Repeat all of the material below exactly as written, images excluded.
--- begin Task material ---
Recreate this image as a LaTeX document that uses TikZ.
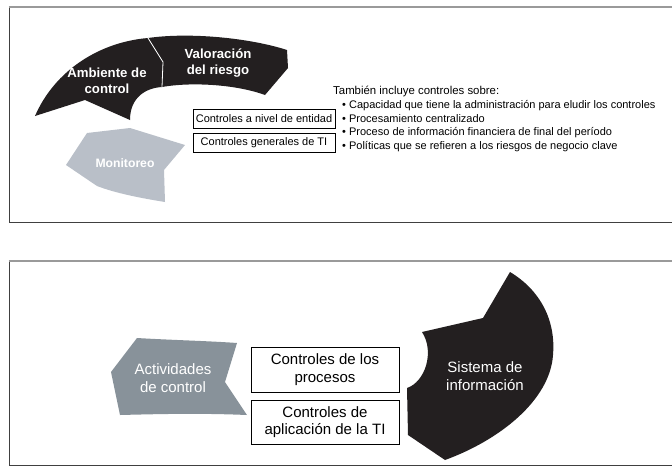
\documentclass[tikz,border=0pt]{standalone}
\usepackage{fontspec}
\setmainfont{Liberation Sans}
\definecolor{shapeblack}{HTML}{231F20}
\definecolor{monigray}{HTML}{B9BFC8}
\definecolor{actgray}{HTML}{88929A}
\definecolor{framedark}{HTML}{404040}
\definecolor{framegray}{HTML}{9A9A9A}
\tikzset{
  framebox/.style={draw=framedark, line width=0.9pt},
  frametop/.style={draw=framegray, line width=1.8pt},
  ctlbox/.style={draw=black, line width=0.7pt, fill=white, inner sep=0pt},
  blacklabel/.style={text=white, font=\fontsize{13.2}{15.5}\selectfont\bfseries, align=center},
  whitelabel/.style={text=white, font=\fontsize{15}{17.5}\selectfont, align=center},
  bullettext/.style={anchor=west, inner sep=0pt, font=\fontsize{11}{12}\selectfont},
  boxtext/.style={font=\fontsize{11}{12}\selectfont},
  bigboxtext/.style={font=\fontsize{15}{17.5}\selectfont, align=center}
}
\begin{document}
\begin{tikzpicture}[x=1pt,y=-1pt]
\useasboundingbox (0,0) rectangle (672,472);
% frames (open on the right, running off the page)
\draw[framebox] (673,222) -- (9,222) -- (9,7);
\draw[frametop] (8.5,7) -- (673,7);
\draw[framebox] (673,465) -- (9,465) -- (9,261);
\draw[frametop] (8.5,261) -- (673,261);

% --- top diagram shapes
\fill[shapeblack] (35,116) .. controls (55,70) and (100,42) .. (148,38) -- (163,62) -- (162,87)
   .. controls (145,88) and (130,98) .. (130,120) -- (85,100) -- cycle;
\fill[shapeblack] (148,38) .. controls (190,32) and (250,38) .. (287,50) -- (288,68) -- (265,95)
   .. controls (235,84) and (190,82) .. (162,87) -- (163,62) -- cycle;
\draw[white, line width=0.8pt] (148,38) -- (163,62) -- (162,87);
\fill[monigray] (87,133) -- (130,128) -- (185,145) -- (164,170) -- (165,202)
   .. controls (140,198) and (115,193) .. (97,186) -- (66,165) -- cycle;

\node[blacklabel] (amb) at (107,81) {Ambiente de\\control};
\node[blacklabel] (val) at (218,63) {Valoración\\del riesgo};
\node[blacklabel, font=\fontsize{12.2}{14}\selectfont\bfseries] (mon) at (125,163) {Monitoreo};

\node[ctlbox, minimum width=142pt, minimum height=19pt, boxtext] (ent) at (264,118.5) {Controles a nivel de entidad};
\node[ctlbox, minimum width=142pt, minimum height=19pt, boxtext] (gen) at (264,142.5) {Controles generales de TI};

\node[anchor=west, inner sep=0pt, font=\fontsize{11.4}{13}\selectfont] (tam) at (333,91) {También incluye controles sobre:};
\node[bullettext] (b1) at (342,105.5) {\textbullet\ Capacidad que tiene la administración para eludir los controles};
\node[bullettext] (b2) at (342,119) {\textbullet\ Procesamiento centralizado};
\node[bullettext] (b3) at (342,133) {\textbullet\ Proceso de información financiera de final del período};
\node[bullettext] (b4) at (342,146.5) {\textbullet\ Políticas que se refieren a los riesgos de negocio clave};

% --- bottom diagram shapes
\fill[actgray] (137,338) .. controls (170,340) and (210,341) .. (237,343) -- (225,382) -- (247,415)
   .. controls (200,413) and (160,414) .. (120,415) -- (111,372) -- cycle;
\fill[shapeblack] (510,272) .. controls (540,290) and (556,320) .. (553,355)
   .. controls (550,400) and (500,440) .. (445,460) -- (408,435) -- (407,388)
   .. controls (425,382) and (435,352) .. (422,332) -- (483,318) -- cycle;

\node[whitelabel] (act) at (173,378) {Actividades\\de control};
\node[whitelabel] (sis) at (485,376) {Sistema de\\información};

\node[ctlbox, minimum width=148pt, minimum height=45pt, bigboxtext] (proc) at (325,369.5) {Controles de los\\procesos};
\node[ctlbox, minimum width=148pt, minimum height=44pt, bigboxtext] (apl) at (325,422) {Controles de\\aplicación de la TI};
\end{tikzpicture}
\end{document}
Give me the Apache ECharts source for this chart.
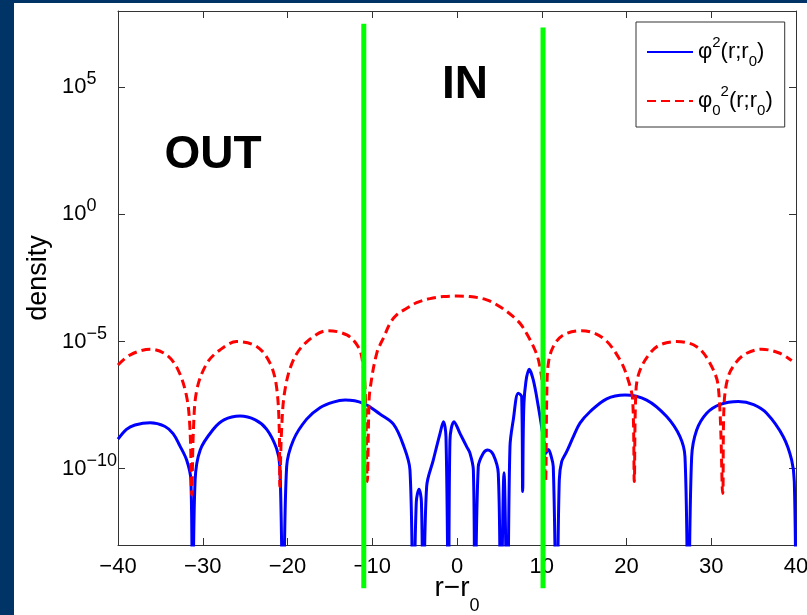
--- end Task material ---
Task answer:
Recreate this image as a LaTeX document that uses TikZ.
\documentclass[tikz,border=0pt]{standalone}
\usepackage{fontspec}
\setmainfont{Liberation Sans}
\definecolor{shapeblack}{HTML}{231F20}
\definecolor{monigray}{HTML}{B9BFC8}
\definecolor{actgray}{HTML}{88929A}
\definecolor{framedark}{HTML}{404040}
\definecolor{framegray}{HTML}{9A9A9A}
\tikzset{
  framebox/.style={draw=framedark, line width=0.9pt},
  frametop/.style={draw=framegray, line width=1.8pt},
  ctlbox/.style={draw=black, line width=0.7pt, fill=white, inner sep=0pt},
  blacklabel/.style={text=white, font=\fontsize{13.2}{15.5}\selectfont\bfseries, align=center},
  whitelabel/.style={text=white, font=\fontsize{15}{17.5}\selectfont, align=center},
  bullettext/.style={anchor=west, inner sep=0pt, font=\fontsize{11}{12}\selectfont},
  boxtext/.style={font=\fontsize{11}{12}\selectfont},
  bigboxtext/.style={font=\fontsize{15}{17.5}\selectfont, align=center}
}
\begin{document}
\begin{tikzpicture}[x=1pt,y=-1pt]
\useasboundingbox (0,0) rectangle (672,472);
% frames (open on the right, running off the page)
\draw[framebox] (673,222) -- (9,222) -- (9,7);
\draw[frametop] (8.5,7) -- (673,7);
\draw[framebox] (673,465) -- (9,465) -- (9,261);
\draw[frametop] (8.5,261) -- (673,261);

% --- top diagram shapes
\fill[shapeblack] (35,116) .. controls (55,70) and (100,42) .. (148,38) -- (163,62) -- (162,87)
   .. controls (145,88) and (130,98) .. (130,120) -- (85,100) -- cycle;
\fill[shapeblack] (148,38) .. controls (190,32) and (250,38) .. (287,50) -- (288,68) -- (265,95)
   .. controls (235,84) and (190,82) .. (162,87) -- (163,62) -- cycle;
\draw[white, line width=0.8pt] (148,38) -- (163,62) -- (162,87);
\fill[monigray] (87,133) -- (130,128) -- (185,145) -- (164,170) -- (165,202)
   .. controls (140,198) and (115,193) .. (97,186) -- (66,165) -- cycle;

\node[blacklabel] (amb) at (107,81) {Ambiente de\\control};
\node[blacklabel] (val) at (218,63) {Valoración\\del riesgo};
\node[blacklabel, font=\fontsize{12.2}{14}\selectfont\bfseries] (mon) at (125,163) {Monitoreo};

\node[ctlbox, minimum width=142pt, minimum height=19pt, boxtext] (ent) at (264,118.5) {Controles a nivel de entidad};
\node[ctlbox, minimum width=142pt, minimum height=19pt, boxtext] (gen) at (264,142.5) {Controles generales de TI};

\node[anchor=west, inner sep=0pt, font=\fontsize{11.4}{13}\selectfont] (tam) at (333,91) {También incluye controles sobre:};
\node[bullettext] (b1) at (342,105.5) {\textbullet\ Capacidad que tiene la administración para eludir los controles};
\node[bullettext] (b2) at (342,119) {\textbullet\ Procesamiento centralizado};
\node[bullettext] (b3) at (342,133) {\textbullet\ Proceso de información financiera de final del período};
\node[bullettext] (b4) at (342,146.5) {\textbullet\ Políticas que se refieren a los riesgos de negocio clave};

% --- bottom diagram shapes
\fill[actgray] (137,338) .. controls (170,340) and (210,341) .. (237,343) -- (225,382) -- (247,415)
   .. controls (200,413) and (160,414) .. (120,415) -- (111,372) -- cycle;
\fill[shapeblack] (510,272) .. controls (540,290) and (556,320) .. (553,355)
   .. controls (550,400) and (500,440) .. (445,460) -- (408,435) -- (407,388)
   .. controls (425,382) and (435,352) .. (422,332) -- (483,318) -- cycle;

\node[whitelabel] (act) at (173,378) {Actividades\\de control};
\node[whitelabel] (sis) at (485,376) {Sistema de\\información};

\node[ctlbox, minimum width=148pt, minimum height=45pt, bigboxtext] (proc) at (325,369.5) {Controles de los\\procesos};
\node[ctlbox, minimum width=148pt, minimum height=44pt, bigboxtext] (apl) at (325,422) {Controles de\\aplicación de la TI};
\end{tikzpicture}
\end{document}
Give me the Apache ECharts source for this chart.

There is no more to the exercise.